To be successful in today's global economy, new products must reach the market faster than ever before, forcing a compression of the design cycle. At the same time, silicon gate costs continue to decline as densities increase. So, heterogeneous devices with multiple processors and FPGAs are becoming more common, resulting in design with greater complexity and longer development cycles.
For years, designers have hoped that approaching product design from a more software-oriented perspective would improve productivity. But any improvement so far has been modest at best, due mostly to increased computer performance. Traditional software development tools haven't improved productivity at anywhere near the pace that design complexity is increasing, let alone enough to shorten the design cycle.
Traditional software development using a text-based sequential programming language may be sufficient for a single small processor, but it's poor at exploiting parallelism. Adding threads for parallelism greatly compromises the semantics of the language and increases complexity. In the end, it's a poor model for highly parallel devices like FPGAs. The Von Neumann model, which is the foundation of sequential programming languages, simply isn't appropriate for parallel, distributed, heterogeneous devices.
What's needed is an order of magnitude improvement in productivity, and the key to that is working at a higher level of abstraction.
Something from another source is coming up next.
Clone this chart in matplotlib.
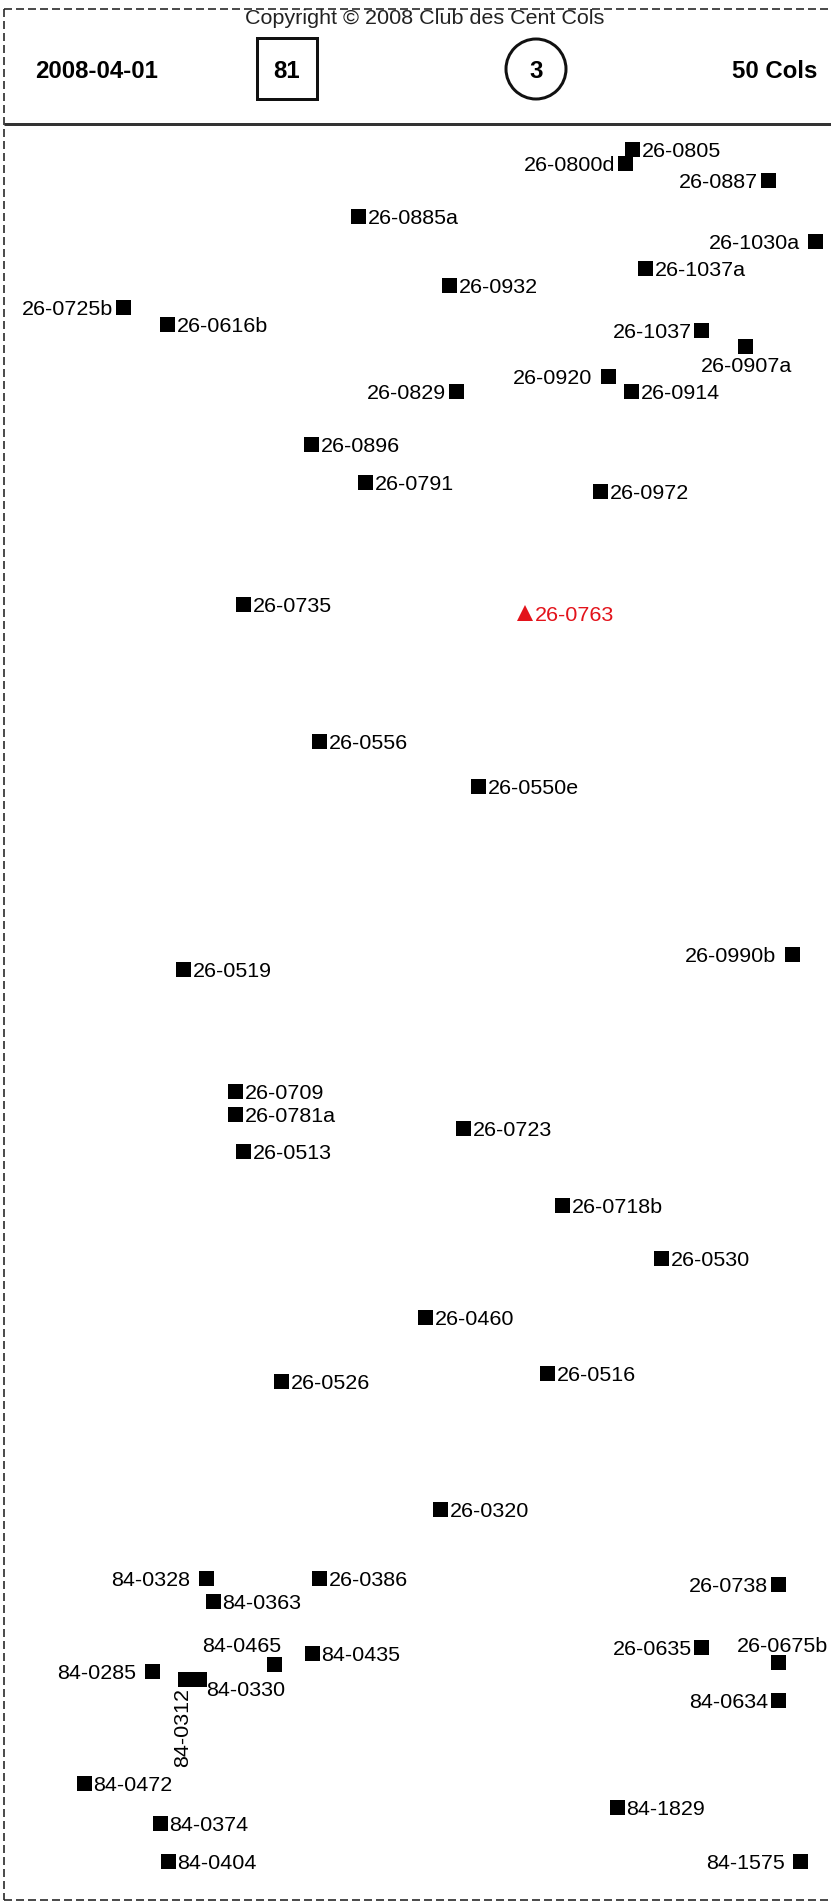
"""Map sheet of the cols climbed: header band plus labelled col positions."""

import matplotlib.pyplot as plt
from matplotlib.patches import Circle, Rectangle

# Header values
sheet_date = "2008-04-01"
sheet_number = "81"
new_cols = "3"
col_total = "50 Cols"
copyright_text = "Copyright \u00a9 2008 Club des Cent Cols"

# Col codes and their map positions (sheet pixels, y down)
col_ids = [
    "26-0805", "26-0800d", "26-0887", "26-0885a", "26-1030a", "26-1037a",
    "26-0932", "26-0725b", "26-0616b", "26-1037", "26-0907a", "26-0920",
    "26-0914", "26-0829", "26-0896", "26-0791", "26-0972", "26-0735",
    "26-0763", "26-0556", "26-0550e", "26-0990b", "26-0519", "26-0709",
    "26-0781a", "26-0513", "26-0723", "26-0718b", "26-0530", "26-0460",
    "26-0526", "26-0516", "26-0320", "84-0328", "84-0363", "26-0386",
    "26-0738", "84-0465", "84-0435", "26-0635", "26-0675b", "84-0285",
    "84-0330", "84-0312", "84-0634", "84-0472", "84-1829", "84-0374",
    "84-0404", "84-1575",
]
col_x = [
    632, 625, 768, 358, 815, 645,
    449, 123, 167, 701, 745, 608,
    631, 456, 311, 365, 600, 243,
    525, 319, 478, 792, 183, 235,
    235, 243, 463, 562, 661, 425,
    281, 547, 440, 206, 213, 319,
    778, 274, 312, 701, 778, 152,
    199, 185, 778, 84, 617, 160,
    168, 800,
]
col_y = [
    149, 163, 180, 216, 241, 268,
    285, 307, 324, 330, 346, 376,
    391, 391, 444, 482, 491, 604,
    613, 741, 786, 954, 969, 1091,
    1114, 1151, 1128, 1205, 1258, 1317,
    1381, 1373, 1509, 1578, 1601, 1578,
    1584, 1664, 1653, 1647, 1662, 1671,
    1679, 1679, 1700, 1783, 1807, 1823,
    1861, 1861,
]
highlight_col = "26-0763"

# Where each label sits relative to its marker
# (r right, l left, L left with a space, t top, b below, br below right, v vertical)
label_side = [
    "r", "l", "l", "r", "L", "r",
    "r", "l", "r", "l", "b", "L",
    "r", "l", "r", "r", "r", "r",
    "r", "r", "r", "L", "r", "r",
    "r", "r", "r", "r", "r", "r",
    "r", "r", "r", "L", "r", "r",
    "l", "t", "r", "l", "t", "L",
    "br", "v", "l", "r", "r", "r",
    "r", "L",
]

W, H = 831, 1903
PX = 0.72  # points per pixel at 100 dpi
RED = "#e3131b"

fig = plt.figure(figsize=(W / 100, H / 100), dpi=100)
ax = fig.add_axes([0, 0, 1, 1])
ax.set_xlim(0, W)
ax.set_ylim(H, 0)
ax.axis("off")

font = "Liberation Sans"
label_size = 21.5 * PX
head_size = 24 * PX

# dashed frame and header separator
dash = dict(color="#222222", lw=1.6 * PX, dashes=(5, 2.5))
ax.plot([4, W], [9, 9], **dash)
ax.plot([4, 4], [9, H - 3], **dash)
ax.plot([4, W], [H - 3, H - 3], **dash)
ax.plot([4, W], [124, 124], color="#333333", lw=3 * PX, solid_capstyle="butt")

ax.text(425, 24, copyright_text, family=font, fontsize=label_size,
        ha="center", va="baseline", color="#222222")

# header band
ax.text(35, 78.5, sheet_date, family=font, fontsize=head_size,
        fontweight="bold", ha="left", va="baseline")
ax.add_patch(Rectangle((257, 38), 60, 61, fill=False, lw=3 * PX,
                       edgecolor="#111111"))
ax.text(287, 78.5, sheet_number, family=font, fontsize=head_size,
        fontweight="bold", ha="center", va="baseline")
ax.add_patch(Circle((536, 69), 30, fill=False, lw=3 * PX,
                    edgecolor="#111111"))
ax.text(536, 78.5, new_cols, family=font, fontsize=head_size,
        fontweight="bold", ha="center", va="baseline")
ax.text(817, 78.5, col_total, family=font, fontsize=head_size,
        fontweight="bold", ha="right", va="baseline")

# markers
sq_x = [x for x, c in zip(col_x, col_ids) if c != highlight_col]
sq_y = [y for y, c in zip(col_y, col_ids) if c != highlight_col]
ax.plot(sq_x, sq_y, "s", color="black", ms=15 * PX, mew=0, ls="none")
hi = col_ids.index(highlight_col)
ax.plot([col_x[hi]], [col_y[hi]], "^", color=RED, ms=15.5 * PX, mew=0)

# labels
half = 7.5
rise = 7.7  # half the digit height, baseline below the marker centre
for cid, x, y, side in zip(col_ids, col_x, col_y, label_side):
    color = RED if cid == highlight_col else "black"
    kw = dict(family=font, fontsize=label_size, color=color, va="baseline")
    if side == "r":
        ax.text(x + half + 2, y + rise, cid, ha="left", **kw)
    elif side == "l":
        ax.text(x - half - 2, y + rise, cid, ha="right", **kw)
    elif side == "L":
        ax.text(x - half - 8, y + rise, cid, ha="right", **kw)
    elif side == "b":
        ax.text(x + 1, y + half + 18, cid, ha="center", **kw)
    elif side == "t":
        if x < W / 2:
            ax.text(x + half, y - half - 4, cid, ha="right", **kw)
        else:
            ax.text(x + 5, y - half - 3, cid, ha="center", **kw)
    elif side == "br":
        ax.text(x + half, y + 17, cid, ha="left", **kw)
    elif side == "v":
        ax.text(x + 3, y + 9, cid, ha="right", rotation=90,
                rotation_mode="anchor", **kw)

fig.savefig("out.png", dpi=100, facecolor="white")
This level must naturally represent parallelism, in addition to timing and synchronization. It also must be equally appropriate for implementation on processors and FPGAs in systems where they are tightly coupled as well as in a distributed environment.
The only way to achieve this type of productivity increase is through the use of graphical tools. It's obvious how much the graphical user interface has made computers more accessible and users more productive. The same benefits are available to designers using graphical design tools.
Graphical dataflow programming lets engineers and domain experts rapidly develop and iterate designs, reducing the time from idea to prototype. Graphical programming also is a highly interactive and responsive process that facilitates greater exploration, leading to a more optimized design.
Ideally, one would work at a higher level of abstraction for the entire design. But it may be necessary to gain access to finer-grained details for the critical portions of the design that require the highest performance. Graphical programming is well suited to represent system components at different levels of abstraction.
Dataflow is a powerful model of computation. It's Turing-complete like any text-based language, but more flexible and inherently parallel. It's also a natural model for distributed systems. With the addition of a timed-loop structure, it can elegantly represent distributed multirate systems.
Graphical tools typically include a rich library of user interface components for displaying-data in many forms. Being able to probe and modify design parameters interactively through the user interface while the model runs is a very effective way to develop intuition about the design and explore alternatives quickly.
The unique combination of an interactive front-panel user interface and graphical structured dataflow diagrams has led to dramatic productivity gains. The continued refinement of graphical design tools, supported by computers with high-speed graphics engines, will be how design engineers achieve the high productivity levels required to reduce time-to-market with more complex designs in our highly competitive world.